U.S. Stablecoin Strategy Could Enhance Bitcoin’s Dominance in Global Markets
The U.S. government’s ongoing efforts to secure the dollar’s global dominance through stablecoin adoption could indirectly benefit Bitcoin, positioning it as a central asset in the evolving digital financial landscape. At the White House Crypto Summit on March 7, U.S. Treasury Secretary Scott Bessent reiterated the administration’s commitment to leveraging stablecoins to maintain the U.S. dollar as the world’s primary reserve currency. Bessent stressed, “We are going to put a lot of thought into the stablecoin regime, and as President Trump has directed, we are going to keep the U.S. [dollar] the dominant reserve currency in the world.”
This commitment signals a key shift in the U.S. approach to digital assets. In conjunction with the White House’s stablecoin strategy, President Trump signed an executive order establishing a Bitcoin reserve, using cryptocurrency seized in government criminal cases. While this move doesn’t involve direct government purchases of Bitcoin, it marks a significant step toward mainstream acceptance of digital assets within U.S. policy, potentially paving the way for broader cryptocurrency adoption.
In addition to executive measures, two major pieces of legislation—the Stablecoin Bill and the Market Structure Bill—are currently pending approval in Congress. If passed, these bills could provide much-needed regulatory clarity, creating a stable foundation for the crypto industry to thrive under government oversight.
Stablecoins Fuel Bitcoin Investment and Market Liquidity
The relationship between stablecoins and Bitcoin is growing more intertwined, and this dynamic is benefiting Bitcoin’s position in the financial ecosystem. Tether (USDT), the largest issuer of stablecoins, has committed to reinvesting 15% of its net profits into Bitcoin. With Tether reporting a record $4.5 billion profit in Q1 2024, including $3.52 billion from Bitcoin and gold holdings, the company is solidifying its role as a key player in the cryptocurrency market. Tether’s Bitcoin wallet, labeled “bc1q,” holds over $6.8 billion in BTC, making it one of the largest Bitcoin holders in the world.
As more stablecoins circulate on exchanges, Bitcoin liquidity has significantly increased, providing investors with easier access to the digital asset. The influx of stablecoins into the Bitcoin market is also seen as a major factor contributing to the cryptocurrency’s institutional adoption. Omri Hanover, general manager at blockchain launchpad Gems Trade, commented, “U.S. policies supporting stablecoins and Bitcoin could attract institutional capital. If Trump’s policy strengthens U.S. financial dominance, Europe’s reluctance and ‘wait-and-see’ approach could weaken its economic leverage.”

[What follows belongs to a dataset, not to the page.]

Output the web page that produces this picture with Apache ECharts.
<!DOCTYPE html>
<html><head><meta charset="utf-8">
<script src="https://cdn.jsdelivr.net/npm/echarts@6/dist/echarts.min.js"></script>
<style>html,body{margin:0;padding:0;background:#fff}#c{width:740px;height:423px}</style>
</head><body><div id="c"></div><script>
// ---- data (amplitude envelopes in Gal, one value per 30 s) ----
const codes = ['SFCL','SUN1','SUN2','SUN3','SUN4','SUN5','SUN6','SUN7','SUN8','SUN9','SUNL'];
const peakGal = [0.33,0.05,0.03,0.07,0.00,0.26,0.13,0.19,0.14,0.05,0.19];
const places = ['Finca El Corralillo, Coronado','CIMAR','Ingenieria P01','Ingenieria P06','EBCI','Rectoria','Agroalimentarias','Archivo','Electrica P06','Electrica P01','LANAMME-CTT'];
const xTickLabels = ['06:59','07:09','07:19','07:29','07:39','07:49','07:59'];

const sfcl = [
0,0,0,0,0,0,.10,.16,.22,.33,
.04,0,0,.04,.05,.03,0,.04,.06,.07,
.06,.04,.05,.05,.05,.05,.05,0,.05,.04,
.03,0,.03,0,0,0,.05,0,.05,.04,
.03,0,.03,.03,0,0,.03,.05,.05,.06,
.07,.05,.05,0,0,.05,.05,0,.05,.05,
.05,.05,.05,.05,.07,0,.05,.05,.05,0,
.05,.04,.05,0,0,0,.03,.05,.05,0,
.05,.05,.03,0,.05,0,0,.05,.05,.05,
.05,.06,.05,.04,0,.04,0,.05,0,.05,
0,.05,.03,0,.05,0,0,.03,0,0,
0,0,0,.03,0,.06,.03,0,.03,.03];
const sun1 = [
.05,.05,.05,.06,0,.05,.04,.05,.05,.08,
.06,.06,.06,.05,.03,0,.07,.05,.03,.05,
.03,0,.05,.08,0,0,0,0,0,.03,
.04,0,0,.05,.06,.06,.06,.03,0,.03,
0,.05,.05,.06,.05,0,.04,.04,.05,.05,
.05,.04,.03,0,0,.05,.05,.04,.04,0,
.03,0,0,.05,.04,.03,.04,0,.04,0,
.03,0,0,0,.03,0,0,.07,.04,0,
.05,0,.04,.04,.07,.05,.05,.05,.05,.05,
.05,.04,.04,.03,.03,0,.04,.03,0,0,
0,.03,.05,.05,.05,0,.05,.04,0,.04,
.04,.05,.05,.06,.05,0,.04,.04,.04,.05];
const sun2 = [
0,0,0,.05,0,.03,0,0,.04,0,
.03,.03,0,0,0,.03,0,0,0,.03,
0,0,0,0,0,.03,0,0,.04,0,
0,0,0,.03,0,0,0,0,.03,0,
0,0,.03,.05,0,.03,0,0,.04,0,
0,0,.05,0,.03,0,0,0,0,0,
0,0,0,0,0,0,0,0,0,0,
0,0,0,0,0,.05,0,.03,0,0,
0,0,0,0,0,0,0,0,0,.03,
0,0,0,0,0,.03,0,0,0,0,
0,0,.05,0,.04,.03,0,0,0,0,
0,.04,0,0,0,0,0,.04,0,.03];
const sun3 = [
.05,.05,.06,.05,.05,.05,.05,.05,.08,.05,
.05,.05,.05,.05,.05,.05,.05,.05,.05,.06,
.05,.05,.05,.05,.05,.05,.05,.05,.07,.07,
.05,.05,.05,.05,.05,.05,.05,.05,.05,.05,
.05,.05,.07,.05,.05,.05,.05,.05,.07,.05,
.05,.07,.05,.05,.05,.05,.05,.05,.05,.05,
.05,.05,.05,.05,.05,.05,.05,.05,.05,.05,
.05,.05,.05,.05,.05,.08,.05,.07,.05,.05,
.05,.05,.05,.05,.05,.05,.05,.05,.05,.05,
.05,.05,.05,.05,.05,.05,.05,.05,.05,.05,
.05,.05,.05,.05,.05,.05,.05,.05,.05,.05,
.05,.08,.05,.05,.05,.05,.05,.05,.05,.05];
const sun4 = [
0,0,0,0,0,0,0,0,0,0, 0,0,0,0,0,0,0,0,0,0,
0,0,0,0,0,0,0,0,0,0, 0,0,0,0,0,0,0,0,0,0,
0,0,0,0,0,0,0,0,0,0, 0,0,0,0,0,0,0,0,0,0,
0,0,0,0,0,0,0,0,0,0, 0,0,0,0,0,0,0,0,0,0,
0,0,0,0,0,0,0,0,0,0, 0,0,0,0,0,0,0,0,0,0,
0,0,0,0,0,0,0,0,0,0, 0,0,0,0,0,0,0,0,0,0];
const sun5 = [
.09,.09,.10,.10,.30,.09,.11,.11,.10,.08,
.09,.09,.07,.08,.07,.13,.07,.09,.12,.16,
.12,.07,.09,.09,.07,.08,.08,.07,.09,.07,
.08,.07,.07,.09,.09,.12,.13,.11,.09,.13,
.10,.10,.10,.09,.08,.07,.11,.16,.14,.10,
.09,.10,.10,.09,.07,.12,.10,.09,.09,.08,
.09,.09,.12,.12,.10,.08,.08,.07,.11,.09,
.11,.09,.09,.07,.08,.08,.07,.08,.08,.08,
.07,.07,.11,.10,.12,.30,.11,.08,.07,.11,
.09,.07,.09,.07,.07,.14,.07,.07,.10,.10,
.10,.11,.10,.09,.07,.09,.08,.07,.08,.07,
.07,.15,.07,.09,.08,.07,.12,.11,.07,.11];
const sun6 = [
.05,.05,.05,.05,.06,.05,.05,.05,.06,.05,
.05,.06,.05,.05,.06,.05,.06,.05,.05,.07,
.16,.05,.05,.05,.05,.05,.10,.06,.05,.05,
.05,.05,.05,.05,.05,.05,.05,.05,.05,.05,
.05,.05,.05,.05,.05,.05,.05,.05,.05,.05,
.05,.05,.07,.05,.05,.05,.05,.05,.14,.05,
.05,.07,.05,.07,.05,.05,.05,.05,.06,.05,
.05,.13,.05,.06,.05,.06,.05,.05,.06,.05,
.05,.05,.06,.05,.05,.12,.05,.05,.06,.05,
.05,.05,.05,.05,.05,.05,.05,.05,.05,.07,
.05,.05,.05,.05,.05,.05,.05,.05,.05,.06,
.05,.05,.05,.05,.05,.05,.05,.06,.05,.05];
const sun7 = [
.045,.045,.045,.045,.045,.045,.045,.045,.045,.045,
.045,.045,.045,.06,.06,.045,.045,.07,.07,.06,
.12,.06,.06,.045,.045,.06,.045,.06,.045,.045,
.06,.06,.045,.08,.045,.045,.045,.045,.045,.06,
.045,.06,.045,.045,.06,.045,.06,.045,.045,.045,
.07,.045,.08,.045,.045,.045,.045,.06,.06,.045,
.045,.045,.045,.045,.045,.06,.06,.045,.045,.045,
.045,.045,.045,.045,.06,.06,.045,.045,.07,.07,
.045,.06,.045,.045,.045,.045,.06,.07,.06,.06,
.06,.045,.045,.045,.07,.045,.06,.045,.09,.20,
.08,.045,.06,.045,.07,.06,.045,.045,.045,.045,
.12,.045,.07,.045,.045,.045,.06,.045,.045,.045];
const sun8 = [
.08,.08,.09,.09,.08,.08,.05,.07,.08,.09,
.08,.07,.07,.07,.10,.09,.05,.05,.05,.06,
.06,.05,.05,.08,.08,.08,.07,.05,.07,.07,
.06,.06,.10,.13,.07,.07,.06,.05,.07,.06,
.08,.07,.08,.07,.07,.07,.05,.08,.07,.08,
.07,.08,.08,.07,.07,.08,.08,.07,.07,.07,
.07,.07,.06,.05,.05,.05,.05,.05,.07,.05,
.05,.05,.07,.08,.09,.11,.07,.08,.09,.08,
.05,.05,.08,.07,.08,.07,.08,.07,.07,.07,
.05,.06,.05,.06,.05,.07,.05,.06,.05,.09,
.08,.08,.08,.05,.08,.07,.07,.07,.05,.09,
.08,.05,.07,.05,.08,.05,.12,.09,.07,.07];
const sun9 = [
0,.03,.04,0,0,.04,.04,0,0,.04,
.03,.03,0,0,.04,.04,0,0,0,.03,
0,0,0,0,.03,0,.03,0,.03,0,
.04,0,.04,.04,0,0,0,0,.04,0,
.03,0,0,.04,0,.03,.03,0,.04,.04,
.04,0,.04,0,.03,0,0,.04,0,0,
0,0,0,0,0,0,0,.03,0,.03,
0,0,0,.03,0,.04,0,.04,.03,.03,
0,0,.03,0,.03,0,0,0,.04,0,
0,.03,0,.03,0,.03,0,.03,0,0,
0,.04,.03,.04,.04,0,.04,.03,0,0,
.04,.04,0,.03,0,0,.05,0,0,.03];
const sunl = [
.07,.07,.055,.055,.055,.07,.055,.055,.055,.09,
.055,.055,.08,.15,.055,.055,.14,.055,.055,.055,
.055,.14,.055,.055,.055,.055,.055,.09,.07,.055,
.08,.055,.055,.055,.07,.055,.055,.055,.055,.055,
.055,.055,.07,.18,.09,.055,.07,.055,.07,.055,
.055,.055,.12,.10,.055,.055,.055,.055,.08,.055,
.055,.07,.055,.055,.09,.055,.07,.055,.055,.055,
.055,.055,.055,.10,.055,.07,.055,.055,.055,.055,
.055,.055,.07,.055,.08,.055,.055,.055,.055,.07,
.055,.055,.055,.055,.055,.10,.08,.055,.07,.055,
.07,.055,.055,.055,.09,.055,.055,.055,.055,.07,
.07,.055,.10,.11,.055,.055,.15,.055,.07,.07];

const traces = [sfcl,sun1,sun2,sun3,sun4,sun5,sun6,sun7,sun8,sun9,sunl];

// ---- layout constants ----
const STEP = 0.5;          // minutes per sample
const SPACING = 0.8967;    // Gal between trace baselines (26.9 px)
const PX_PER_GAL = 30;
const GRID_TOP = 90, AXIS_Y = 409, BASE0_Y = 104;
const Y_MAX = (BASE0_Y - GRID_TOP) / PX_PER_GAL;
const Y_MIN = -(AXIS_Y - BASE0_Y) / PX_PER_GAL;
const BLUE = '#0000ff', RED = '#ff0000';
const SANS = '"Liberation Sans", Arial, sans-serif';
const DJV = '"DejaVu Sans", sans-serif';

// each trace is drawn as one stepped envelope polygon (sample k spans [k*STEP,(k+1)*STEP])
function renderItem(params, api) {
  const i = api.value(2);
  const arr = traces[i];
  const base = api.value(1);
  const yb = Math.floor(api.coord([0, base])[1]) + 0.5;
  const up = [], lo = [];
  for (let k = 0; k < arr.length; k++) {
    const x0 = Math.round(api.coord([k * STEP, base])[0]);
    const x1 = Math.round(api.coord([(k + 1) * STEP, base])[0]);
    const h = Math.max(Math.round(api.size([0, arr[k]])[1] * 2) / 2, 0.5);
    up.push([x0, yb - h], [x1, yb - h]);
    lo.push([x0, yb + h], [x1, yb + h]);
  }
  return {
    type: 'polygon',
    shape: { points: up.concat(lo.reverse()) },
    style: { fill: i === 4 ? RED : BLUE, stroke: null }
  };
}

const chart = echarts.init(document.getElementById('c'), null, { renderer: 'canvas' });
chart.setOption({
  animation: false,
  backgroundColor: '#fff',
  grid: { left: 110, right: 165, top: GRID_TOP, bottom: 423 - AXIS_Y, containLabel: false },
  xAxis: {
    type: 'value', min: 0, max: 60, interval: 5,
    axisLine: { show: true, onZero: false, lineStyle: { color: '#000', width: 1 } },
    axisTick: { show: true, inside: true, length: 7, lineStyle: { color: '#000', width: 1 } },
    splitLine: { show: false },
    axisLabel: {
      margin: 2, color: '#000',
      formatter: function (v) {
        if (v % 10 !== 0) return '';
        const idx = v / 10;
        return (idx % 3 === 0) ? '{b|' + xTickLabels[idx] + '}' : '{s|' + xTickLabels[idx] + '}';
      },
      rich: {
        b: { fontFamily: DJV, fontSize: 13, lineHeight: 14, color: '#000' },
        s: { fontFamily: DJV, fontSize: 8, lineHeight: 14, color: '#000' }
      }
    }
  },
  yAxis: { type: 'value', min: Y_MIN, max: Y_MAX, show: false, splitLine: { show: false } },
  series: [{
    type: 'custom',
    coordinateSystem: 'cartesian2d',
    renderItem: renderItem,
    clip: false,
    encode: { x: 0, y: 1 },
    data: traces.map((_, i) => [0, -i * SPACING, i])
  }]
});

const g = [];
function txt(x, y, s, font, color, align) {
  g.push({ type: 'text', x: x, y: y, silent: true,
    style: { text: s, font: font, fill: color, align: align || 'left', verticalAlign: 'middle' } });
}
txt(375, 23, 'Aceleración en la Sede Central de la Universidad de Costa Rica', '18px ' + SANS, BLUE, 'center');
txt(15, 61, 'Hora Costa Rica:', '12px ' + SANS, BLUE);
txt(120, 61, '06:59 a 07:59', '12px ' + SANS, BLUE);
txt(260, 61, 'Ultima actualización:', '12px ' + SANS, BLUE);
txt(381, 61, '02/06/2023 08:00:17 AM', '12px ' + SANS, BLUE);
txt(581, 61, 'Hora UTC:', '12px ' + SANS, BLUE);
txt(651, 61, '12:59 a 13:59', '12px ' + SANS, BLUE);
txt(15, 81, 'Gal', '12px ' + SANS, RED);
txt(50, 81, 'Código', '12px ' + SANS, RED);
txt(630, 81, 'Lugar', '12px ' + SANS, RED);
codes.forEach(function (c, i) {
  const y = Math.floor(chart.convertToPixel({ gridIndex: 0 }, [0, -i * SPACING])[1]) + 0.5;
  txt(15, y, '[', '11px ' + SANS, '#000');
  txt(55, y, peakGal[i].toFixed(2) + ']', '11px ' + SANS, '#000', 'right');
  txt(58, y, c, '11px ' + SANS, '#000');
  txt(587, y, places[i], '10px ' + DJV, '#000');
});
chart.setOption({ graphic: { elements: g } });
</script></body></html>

The Global Impact: U.S. Versus Europe in the Digital Asset Race
The growing U.S. strategy surrounding stablecoins and Bitcoin also creates a potential divide in global financial markets. While the U.S. accelerates Bitcoin’s institutional adoption by creating a conducive environment for both stablecoin and Bitcoin growth, Europe is perceived as taking a more cautious approach, prioritizing regulatory compliance over innovation. This divergence could lead to a shift in capital, with more institutional investors moving their resources into U.S. markets, which embrace cryptocurrencies like Bitcoin, while Europe may risk losing its competitive edge.
Stablecoins: A Gateway to Bitcoin’s Future as a Store of Value
Stablecoin issuers generating substantial profits and reinvesting them into Bitcoin are further solidifying Bitcoin’s role as a store of value. The U.S. government’s policies are fostering an environment where Bitcoin could eventually become an integral part of the country’s financial framework. However, without clearer regulatory guidelines, the long-term effects of these initiatives remain uncertain. Congress must act swiftly to pass legislation that will provide the regulatory certainty needed for continued growth in the U.S. crypto sector.

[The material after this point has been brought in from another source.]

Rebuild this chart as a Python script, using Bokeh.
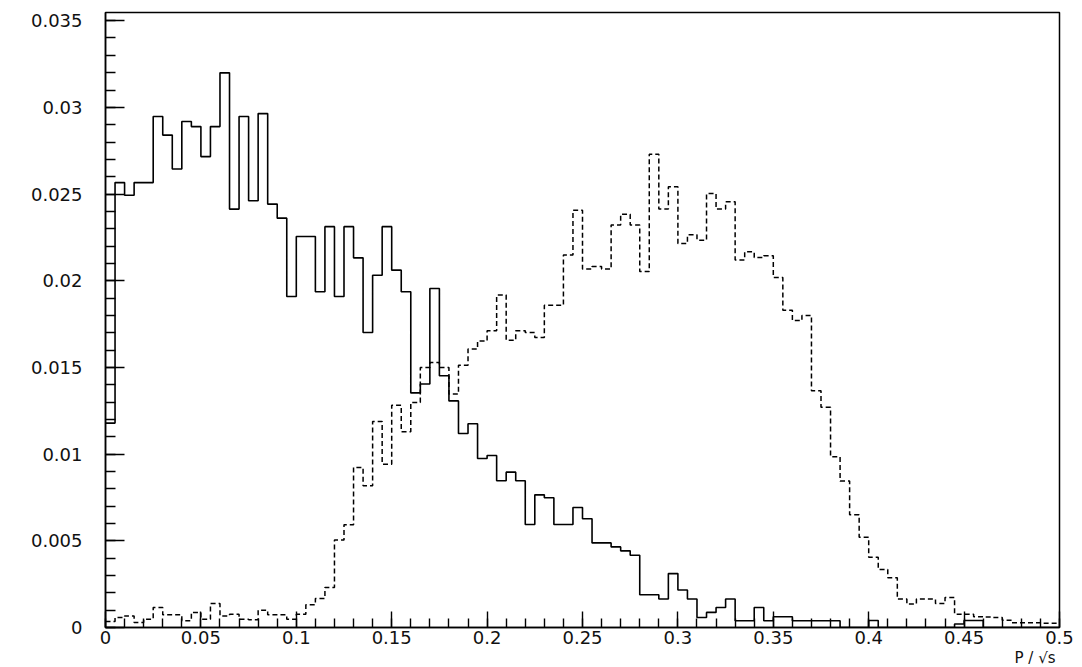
import numpy as np
from bokeh.plotting import figure
from bokeh.models import Range1d, SingleIntervalTicker, NumeralTickFormatter, Title
from bokeh.embed import file_html
from bokeh.resources import INLINE

# histogram binning: 100 bins on [0, 0.5]
x_min, x_max, n_bins = 0.0, 0.5, 100

# solid histogram (bin contents)
solid = [
    0.01179, 0.02566, 0.02493, 0.02566, 0.02566, 0.02947, 0.02840, 0.02644, 0.02918, 0.02889,
    0.02716, 0.02889, 0.03199, 0.02413, 0.02947, 0.02461, 0.02964, 0.02442, 0.02361, 0.01909,
    0.02255, 0.02255, 0.01936, 0.02312, 0.01909, 0.02312, 0.02132, 0.01701, 0.02032, 0.02312,
    0.02061, 0.01936, 0.01353, 0.01404, 0.01955, 0.01452, 0.01307, 0.01119, 0.01175, 0.00975,
    0.00992, 0.00846, 0.00896, 0.00846, 0.00594, 0.00765, 0.00748, 0.00594, 0.00594, 0.00692,
    0.00627, 0.00488, 0.00488, 0.00465, 0.00442, 0.00417, 0.00189, 0.00189, 0.00164, 0.00311,
    0.00216, 0.00164, 0.00058, 0.00087, 0.00115, 0.00164, 0.00039, 0.00039, 0.00115, 0.00039,
    0.00062, 0.00062, 0.00039, 0.00039, 0.00039, 0.00039, 0.00039, 0.0, 0.0, 0.0,
    0.00040, 0.0, 0.0, 0.0, 0.0, 0.0, 0.0, 0.0, 0.0, 0.00020,
    0.00040, 0.00040, 0.0, 0.0, 0.0, 0.0, 0.0, 0.0, 0.0, 0.0,
]

# dashed histogram (bin contents)
dashed = [
    0.00035, 0.00058, 0.00067, 0.00029, 0.00048, 0.00115, 0.00073, 0.00073, 0.00039, 0.00087,
    0.00048, 0.00138, 0.00067, 0.00077, 0.00048, 0.00044, 0.00100, 0.00073, 0.00073, 0.00048,
    0.00077, 0.00131, 0.00167, 0.00231, 0.00504, 0.00592, 0.00923, 0.00817, 0.01188, 0.00942,
    0.01282, 0.01129, 0.01298, 0.01499, 0.01528, 0.01500, 0.01346, 0.01513, 0.01606, 0.01653,
    0.01711, 0.01917, 0.01657, 0.01711, 0.01701, 0.01672, 0.01859, 0.01859, 0.02149, 0.02407,
    0.02067, 0.02082, 0.02067, 0.02321, 0.02384, 0.02321, 0.02053, 0.02730, 0.02413, 0.02542,
    0.02215, 0.02265, 0.02234, 0.02503, 0.02413, 0.02455, 0.02119, 0.02167, 0.02134, 0.02144,
    0.02018, 0.01830, 0.01770, 0.01800, 0.01365, 0.01270, 0.00985, 0.00845, 0.00650, 0.00520,
    0.00405, 0.00335, 0.00287, 0.00164, 0.00135, 0.00164, 0.00164, 0.00138, 0.00173, 0.00077,
    0.00077, 0.00062, 0.00060, 0.00058, 0.00042, 0.00027, 0.00027, 0.00027, 0.00025, 0.00025,
]

x_title = "P / \u221as"

edges = np.linspace(x_min, x_max, n_bins + 1)

p = figure(
    frame_width=954, frame_height=615,
    x_range=Range1d(x_min, x_max), y_range=Range1d(0, 0.03547),
    output_backend="svg", toolbar_location=None,
    min_border_left=105, min_border_right=15, min_border_top=12, min_border_bottom=38,
    background_fill_color="white", border_fill_color="white",
)

p.step(x=edges, y=solid + [solid[-1]], mode="after", line_color="black", line_width=1.6)
p.step(x=edges, y=dashed + [dashed[-1]], mode="after", line_color="black", line_width=1.5,
       line_dash="5 3")

p.grid.visible = False
p.outline_line_color = "black"
p.outline_line_width = 1.5

fmt = NumeralTickFormatter(format="0.[000]")
p.xaxis.ticker = SingleIntervalTicker(interval=0.05, num_minor_ticks=5)
p.yaxis.ticker = SingleIntervalTicker(interval=0.005, num_minor_ticks=5)
for ax in (p.xaxis[0], p.yaxis[0]):
    ax.formatter = fmt
    ax.major_tick_out = 0
    ax.minor_tick_out = 0
    ax.axis_line_color = "black"
    ax.axis_line_width = 1.5
    ax.major_tick_line_color = "black"
    ax.minor_tick_line_color = "black"
    ax.major_tick_line_width = 1.4
    ax.minor_tick_line_width = 1.4
    ax.major_label_text_font = "DejaVu Sans"
    ax.major_label_text_font_size = "18px"
    ax.major_label_text_color = "#111111"

p.xaxis.major_tick_in = 16
p.xaxis.minor_tick_in = 9
p.xaxis.major_label_standoff = 3
p.yaxis.major_tick_in = 19
p.yaxis.minor_tick_in = 10
p.yaxis.major_label_standoff = 23

p.add_layout(Title(text=x_title, align="right", text_font="DejaVu Sans",
                   text_font_size="15px", text_font_style="normal",
                   text_color="#111111", standoff=0, offset=4), "below")

open("out.html", "w").write(file_html(p, INLINE))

As stablecoins grow in popularity and adoption, Bitcoin’s position as a key digital asset is becoming increasingly robust. The evolving regulatory landscape, coupled with major investments from stablecoin issuers, could position Bitcoin to become a dominant reserve asset in the near future, driving both institutional and retail adoption globally.
By strategically aligning U.S. monetary policies with the growth of stablecoins and cryptocurrencies like Bitcoin, the government is opening the door for new opportunities in the digital economy. However, the path forward depends on the successful passage of key regulations and continued collaboration between public and private sectors to ensure the sustainable development of this transformative technology.